Editor’s Notebook: Dragons live forever and so does true love

Published 7:16 am Saturday, February 10, 2024

2024 marks the Year of the Dragon in the Chinese zodiac, with the year predicted to be a good time for fresh starts.

“Daddy, Jackie Paper should write Puff a letter and say why he doesn’t come to see him anymore,” my daughter Elizabeth once told me.

We’d been spending a lot of time thinking about Puff the Magic Dragon and his friend Jackie, and how anyone could ever become so grown up as to forget best friends, magic and the autumn mist in the land called Honah Lee.

“Maybe,” I told her, “Jackie Paper’s kids, and their kids, will discover Puff’s cave and play with him again.” This was scant comfort for a girl who still cherished Olivia, the Mexican mutt impervious to house training, and Grover, our gentle black kitty too fat to climb a tree when the coyote came — long-lost pets she barely knew as the thinnest little slip of an infant.

Dragons live forever

Dragons live forever, and so does love, according to Elizabeth. Once felt, even if lost for a while, it’s still alive out in the universe, flapping around waiting to be recaptured, like a butterfly in a net. Better never to let it get away. But it’s never so lost as not to be found.

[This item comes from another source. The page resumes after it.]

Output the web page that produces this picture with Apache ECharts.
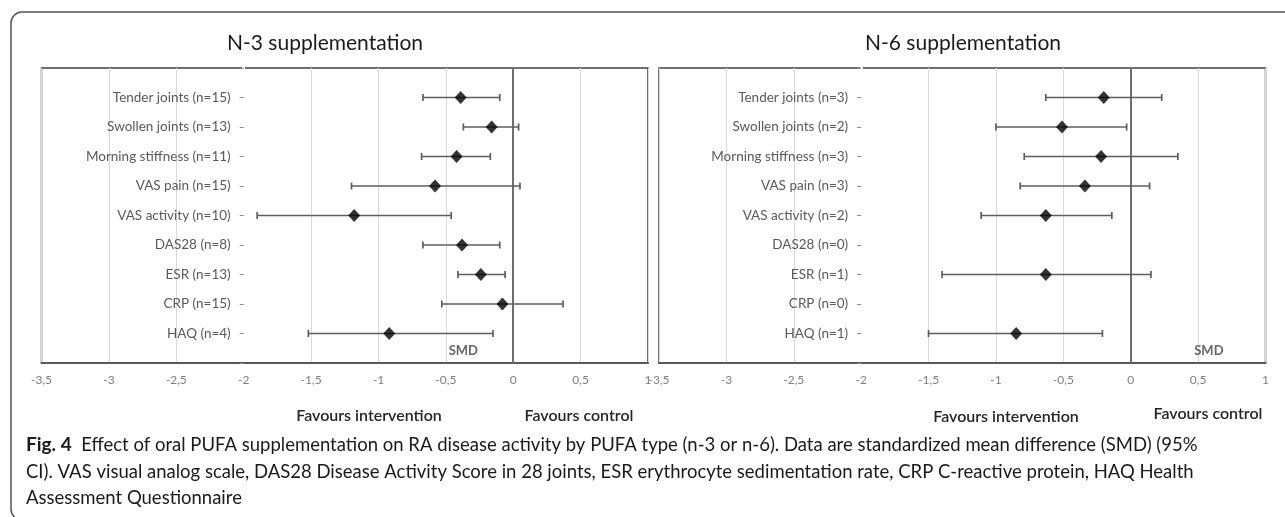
<!DOCTYPE html>
<html>
<head>
<meta charset="utf-8">
<script src="https://cdn.jsdelivr.net/npm/echarts@6/dist/echarts.min.js"></script>
<style>
html,body{margin:0;padding:0;background:#fff;}
#chart{width:1285px;height:517px;}
</style>
</head>
<body>
<div id="chart"></div>
<script>
// ---- data ----
const categories = ['Tender joints', 'Swollen joints', 'Morning stiffness', 'VAS pain', 'VAS activity', 'DAS28', 'ESR', 'CRP', 'HAQ'];
const n3Counts = [15, 13, 11, 15, 10, 8, 13, 15, 4];
const n6Counts = [3, 2, 3, 3, 2, 0, 1, 0, 1];
const n3Smd = [-0.39, -0.16, -0.42, -0.58, -1.18, -0.38, -0.24, -0.08, -0.92];
const n3Lo  = [-0.67, -0.37, -0.68, -1.20, -1.90, -0.67, -0.41, -0.53, -1.52];
const n3Hi  = [-0.10,  0.04, -0.17,  0.05, -0.46, -0.10, -0.06,  0.37, -0.15];
const n6Smd = [-0.20, -0.51, -0.22, -0.34, -0.63, null, -0.63, null, -0.85];
const n6Lo  = [-0.63, -1.00, -0.79, -0.82, -1.11, null, -1.40, null, -1.50];
const n6Hi  = [ 0.23, -0.03,  0.35,  0.14, -0.14, null,  0.15, null, -0.21];
const xTickValues = [-3.5, -3, -2.5, -2, -1.5, -1, -0.5, 0, 0.5, 1];
const xTickLabels = ['-3,5', '-3', '-2,5', '-2', '-1,5', '-1', '-0,5', '0', '0,5', '1'];
const panelTitles = ['N-3 supplementation', 'N-6 supplementation'];
const smdLabelPos = [[-0.37, 0.41], [0.58, 0.41]];

const FONT = 'Lato';
const chart = echarts.init(document.getElementById('chart'));

function rowY(i) { return categories.length - i; }

function makeAxes(idx, counts) {
  const xAxis = {
    type: 'value', gridIndex: idx, min: -3.5, max: 1, interval: 0.5,
    axisLine: { show: true, onZero: false, lineStyle: { color: '#595959', width: 2 } },
    axisTick: { show: false },
    splitLine: { show: true, lineStyle: { color: '#d9d9d9', width: 1 } },
    axisLabel: {
      color: '#7f7f7f', fontFamily: FONT, fontSize: 12, margin: 11,
      formatter: function (v) {
        const k = xTickValues.findIndex(t => Math.abs(t - v) < 1e-9);
        return k >= 0 ? xTickLabels[k] : '';
      }
    }
  };
  const yAxis = {
    type: 'value', gridIndex: idx, min: 0, max: 10, interval: 1,
    position: 'left', offset: -202.2,
    axisLine: { show: true, onZero: false, lineStyle: { color: '#ffffff', width: 3 } },
    axisTick: { show: true, length: 4, lineStyle: { color: '#8c8c8c', width: 1 } },
    splitLine: { show: false },
    axisLabel: {
      color: '#595959', fontFamily: FONT, fontSize: 13.5, margin: 13,
      formatter: function (v) {
        const i = categories.length - v;
        if (v >= 1 && v <= categories.length) return categories[i] + ' (n=' + counts[i] + ')';
        return '';
      }
    }
  };
  return { xAxis, yAxis };
}

function barData(lo, hi) {
  const out = [];
  for (let i = 0; i < categories.length; i++) {
    if (lo[i] !== null && hi[i] !== null) out.push([lo[i], hi[i], rowY(i)]);
  }
  return out;
}
function pointData(m) {
  const out = [];
  for (let i = 0; i < categories.length; i++) {
    if (m[i] !== null) out.push([m[i], rowY(i)]);
  }
  return out;
}

function errRender(params, api) {
  const y = api.value(2);
  const a = api.coord([api.value(0), y]);
  const b = api.coord([api.value(1), y]);
  const c = 3.5;
  const st = { stroke: '#5e5e5e', lineWidth: 1.7 };
  return {
    type: 'group',
    children: [
      { type: 'line', shape: { x1: a[0], y1: a[1], x2: b[0], y2: b[1] }, style: st },
      { type: 'line', shape: { x1: a[0], y1: a[1] - c, x2: a[0], y2: a[1] + c }, style: st },
      { type: 'line', shape: { x1: b[0], y1: b[1] - c, x2: b[0], y2: b[1] + c }, style: st }
    ]
  };
}

const ax0 = makeAxes(0, n3Counts);
const ax1 = makeAxes(1, n6Counts);

function panelSeries(idx, m, lo, hi) {
  return [
    {
      type: 'custom', xAxisIndex: idx, yAxisIndex: idx,
      renderItem: errRender, encode: { x: [0, 1], y: 2 },
      data: barData(lo, hi), z: 3, silent: true,
      markLine: {
        silent: true, symbol: 'none', label: { show: false },
        lineStyle: { color: '#6e6e6e', width: 2, type: 'solid' },
        data: [{ xAxis: 0 }], z: 2
      }
    },
    {
      type: 'scatter', xAxisIndex: idx, yAxisIndex: idx,
      symbol: 'diamond', symbolSize: [12, 13],
      itemStyle: { color: '#000000' },
      data: pointData(m), z: 4
    },
    {
      type: 'scatter', xAxisIndex: idx, yAxisIndex: idx,
      symbolSize: 0, data: [smdLabelPos[idx]], silent: true,
      label: { show: true, position: 'inside', formatter: 'SMD', color: '#404040',
               fontFamily: FONT, fontWeight: 'bold', fontSize: 13 }
    }
  ];
}

const option = {
  backgroundColor: '#ffffff',
  animation: false,
  grid: [
    { left: 41.5, top: 68, width: 606.5, height: 295, show: true, borderColor: '#404040', borderWidth: 1.5, backgroundColor: 'transparent' },
    { left: 659, top: 68, width: 606.5, height: 295, show: true, borderColor: '#404040', borderWidth: 1.5, backgroundColor: 'transparent' }
  ],
  xAxis: [ax0.xAxis, ax1.xAxis],
  yAxis: [ax0.yAxis, ax1.yAxis],
  series: [].concat(panelSeries(0, n3Smd, n3Lo, n3Hi), panelSeries(1, n6Smd, n6Lo, n6Hi)),
  graphic: [
    { type: 'rect', shape: { x: 11, y: 12, width: 1300, height: 508, r: 11 },
      style: { fill: 'none', stroke: '#555555', lineWidth: 1.5 }, z: 0, silent: true },
    { type: 'text', x: 325, y: 43, style: { text: panelTitles[0], fill: '#1a1a1a', font: '21px Lato', textAlign: 'center', textVerticalAlign: 'middle' } },
    { type: 'text', x: 963, y: 43, style: { text: panelTitles[1], fill: '#1a1a1a', font: '21px Lato', textAlign: 'center', textVerticalAlign: 'middle' } },
    { type: 'text', x: 369, y: 416, style: { text: 'Favours intervention', fill: '#262626', font: '600 16px Lato', textAlign: 'center', textVerticalAlign: 'middle' } },
    { type: 'text', x: 579, y: 416, style: { text: 'Favours control', fill: '#262626', font: '600 16px Lato', textAlign: 'center', textVerticalAlign: 'middle' } },
    { type: 'text', x: 1006, y: 417, style: { text: 'Favours intervention', fill: '#262626', font: '600 16px Lato', textAlign: 'center', textVerticalAlign: 'middle' } },
    { type: 'text', x: 1208, y: 414, style: { text: 'Favours control', fill: '#262626', font: '600 16px Lato', textAlign: 'center', textVerticalAlign: 'middle' } },
    { type: 'text', x: 26, y: 445, style: {
        text: '{b|Fig. 4}  Effect of oral PUFA supplementation on RA disease activity by PUFA type (n-3 or n-6). Data are standardized mean difference (SMD) (95%',
        fill: '#1a1a1a', font: '18.5px Lato', textVerticalAlign: 'middle',
        rich: { b: { font: 'bold 19px Lato', fill: '#1a1a1a' } } } },
    { type: 'text', x: 26, y: 472, style: {
        text: 'CI). VAS visual analog scale, DAS28 Disease Activity Score in 28 joints, ESR erythrocyte sedimentation rate, CRP C-reactive protein, HAQ Health',
        fill: '#1a1a1a', font: '18.5px Lato', textVerticalAlign: 'middle' } },
    { type: 'text', x: 26, y: 498, style: {
        text: 'Assessment Questionnaire',
        fill: '#1a1a1a', font: '18.5px Lato', textVerticalAlign: 'middle' } }
  ]
};
chart.setOption(option);
</script>
</body>
</html>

How did dragons, something we’re told never existed, come to inhabit our dreams across thousands of years and miles?

Pull Quote

For nearly all we people of the dragons, they represented the ancient, uncontrollable power of the universe, awfully alive and capricious.

Explore humanity’s first cities along the Tigris and Euphrates, and you’ll find 40-centuries-old dragon carvings. Look carefully under the peat bogs of Britain and you may yet discover golden Celtic broaches cast in the shape of flying serpents, while the richest Chinese textiles from the earliest times feature the fearsome four-clawed yellow dragon reserved for the emperor. For nearly all we people of the dragons, they represented the ancient, uncontrollable power of the universe, awfully alive and capricious. On some level, we needed them — and we especially needed something to fear other than the miserable facts of living in the 14th century and before.

Some of the old English fairy tales we used to read at bedtime deal with dragons, and even old as they are, they speak of dragons as something far beyond the confines of ordinary time.

“We know there were fiery dragons in those days, like George and his dragon in the legend. But there! It’s not the same world nowadays. The world is turned topsy-turvey since then, like as if you’d turn it over with a spade!”

Ancient horrors come to light

Fossilized dinosaur bones are the most rational (and least emotionally satisfying) explanation for the nearly worldwide belief in dragons or something like them.

Although it was only in the 19th century that fossils were reassembled into complete skeletons, commissioned for public display by Pittsburgh tycoon Andrew Carnegie, even our most distant ancestors must have come across mysterious stone bones and teeth sticking out from eroding hillsides.

It’s easy to imagine the dread such bones would have elicited in people still as often the prey of leopards and wolves as hunters of them. Migrating through the endless steppes and forests, think of seeing for the first time a single leg bone taller than a man. Think of fearing whether this creature’s brothers might live in the cavern just visible in a distant cliff. Hurry past and build a big fire against the night.

One of the easy first steps in geology is keeping your eyes open for things that are different — a vein of hard white quartz cutting through nondescript black rock may contain gold; a patch of pale yellow contrasting with a brown hillside may be an outcropping of uranium ore. Coming home from the desert, our family would often stop at such a yellow patch in the spring, looking for freshly eroded dinosaur knuckles. We’d take them home, and wish we still believed in dragons.

Now allies

Only in those years of late 20th century were people finally comfortable enough to regard dragons, our ancient fantastic enemies, as sympathetic creatures capable of being a child’s playmate.

“If I had a dragon I’d ride him every day and take super good care of him,” said Elizabeth, the conqueror of fear. I don’t suppose she’ll have that exact opportunity. But I know she was really talking about something else: Carefully tending to our loving connections. This is a good lesson for Valentine’s Day, and all days.